* Input data *
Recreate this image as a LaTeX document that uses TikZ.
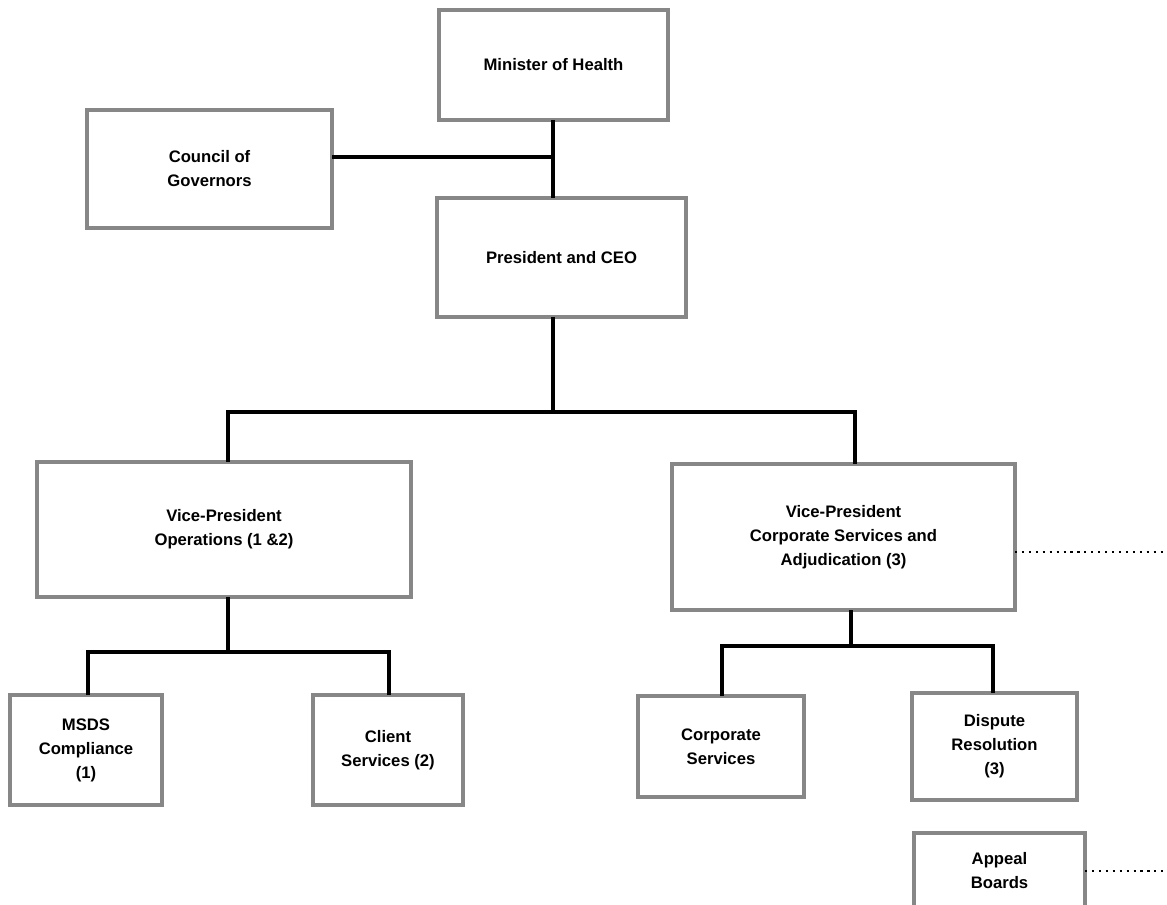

---

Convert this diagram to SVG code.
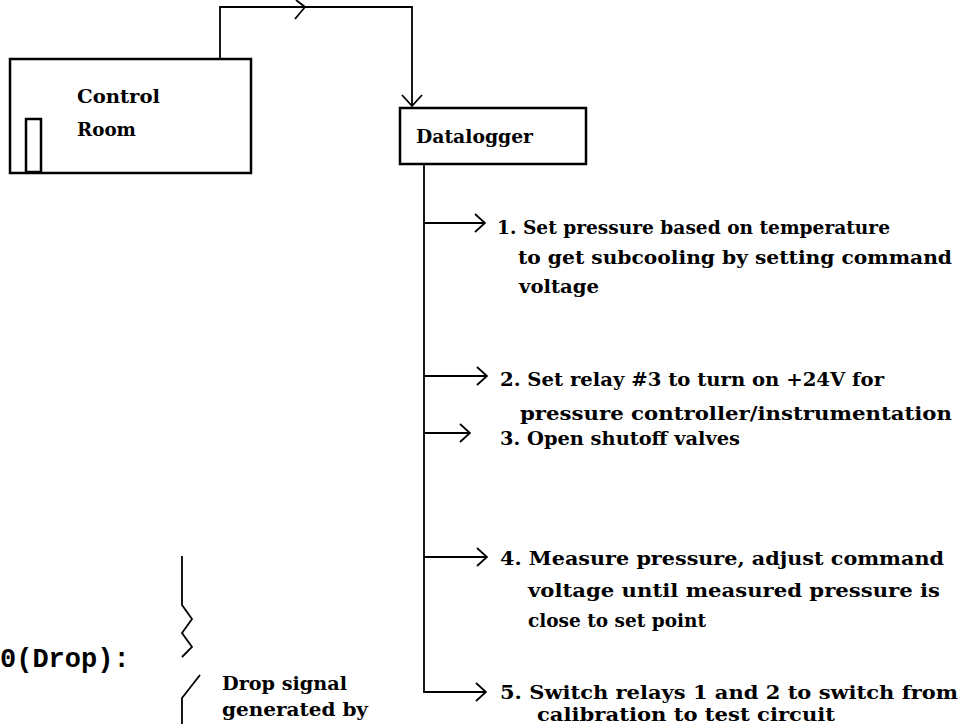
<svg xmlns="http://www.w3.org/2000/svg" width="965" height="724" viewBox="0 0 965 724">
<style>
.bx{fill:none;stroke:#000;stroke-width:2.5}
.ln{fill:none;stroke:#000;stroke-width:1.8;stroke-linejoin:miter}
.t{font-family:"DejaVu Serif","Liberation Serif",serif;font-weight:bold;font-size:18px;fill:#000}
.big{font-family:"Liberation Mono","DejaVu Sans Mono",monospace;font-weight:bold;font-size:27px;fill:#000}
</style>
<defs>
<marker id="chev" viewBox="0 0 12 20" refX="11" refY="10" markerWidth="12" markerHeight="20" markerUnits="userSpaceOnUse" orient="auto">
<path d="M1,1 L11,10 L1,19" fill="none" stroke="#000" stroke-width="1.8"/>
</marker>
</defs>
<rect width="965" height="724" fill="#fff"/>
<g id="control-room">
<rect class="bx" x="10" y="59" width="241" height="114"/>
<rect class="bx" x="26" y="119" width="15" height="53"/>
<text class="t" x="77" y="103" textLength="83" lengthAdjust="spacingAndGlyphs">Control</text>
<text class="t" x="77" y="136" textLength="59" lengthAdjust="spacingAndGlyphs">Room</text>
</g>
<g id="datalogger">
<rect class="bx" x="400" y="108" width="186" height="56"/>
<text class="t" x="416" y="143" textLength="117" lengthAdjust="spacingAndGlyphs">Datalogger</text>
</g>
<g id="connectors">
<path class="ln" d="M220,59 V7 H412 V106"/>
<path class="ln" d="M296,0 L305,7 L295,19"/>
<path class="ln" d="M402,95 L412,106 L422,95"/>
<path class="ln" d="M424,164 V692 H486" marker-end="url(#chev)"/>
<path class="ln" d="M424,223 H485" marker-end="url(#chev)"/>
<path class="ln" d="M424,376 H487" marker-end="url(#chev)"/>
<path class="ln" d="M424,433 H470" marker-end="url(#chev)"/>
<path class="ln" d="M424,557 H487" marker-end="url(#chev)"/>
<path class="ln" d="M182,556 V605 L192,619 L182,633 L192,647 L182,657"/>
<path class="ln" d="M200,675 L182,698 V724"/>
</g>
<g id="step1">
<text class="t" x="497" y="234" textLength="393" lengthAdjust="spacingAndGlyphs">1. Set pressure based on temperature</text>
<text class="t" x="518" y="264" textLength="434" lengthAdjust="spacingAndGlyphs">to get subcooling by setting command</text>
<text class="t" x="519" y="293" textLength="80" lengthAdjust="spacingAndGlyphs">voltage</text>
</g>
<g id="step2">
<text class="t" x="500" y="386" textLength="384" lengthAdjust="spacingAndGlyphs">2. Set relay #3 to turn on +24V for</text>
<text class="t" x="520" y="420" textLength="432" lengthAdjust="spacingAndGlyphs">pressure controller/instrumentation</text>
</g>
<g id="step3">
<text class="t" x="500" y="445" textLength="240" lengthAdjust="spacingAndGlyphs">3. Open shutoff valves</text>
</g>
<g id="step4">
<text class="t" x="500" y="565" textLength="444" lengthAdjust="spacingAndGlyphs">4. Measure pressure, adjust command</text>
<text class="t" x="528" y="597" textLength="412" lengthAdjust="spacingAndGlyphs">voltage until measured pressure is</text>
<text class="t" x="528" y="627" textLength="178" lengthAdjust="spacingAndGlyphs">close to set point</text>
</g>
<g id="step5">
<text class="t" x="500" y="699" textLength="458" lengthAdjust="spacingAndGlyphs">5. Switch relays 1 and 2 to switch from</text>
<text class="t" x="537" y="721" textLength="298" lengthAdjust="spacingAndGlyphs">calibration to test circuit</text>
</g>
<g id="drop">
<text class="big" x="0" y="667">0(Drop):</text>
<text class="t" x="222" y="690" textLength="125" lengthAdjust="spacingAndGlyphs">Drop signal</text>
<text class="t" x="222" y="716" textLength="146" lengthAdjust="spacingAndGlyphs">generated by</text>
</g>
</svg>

* Exercise task *
Pick out the lines containing the word "this" and show them.

* Result *
Recreate this image as a LaTeX document that uses TikZ.
Convert this diagram to SVG code.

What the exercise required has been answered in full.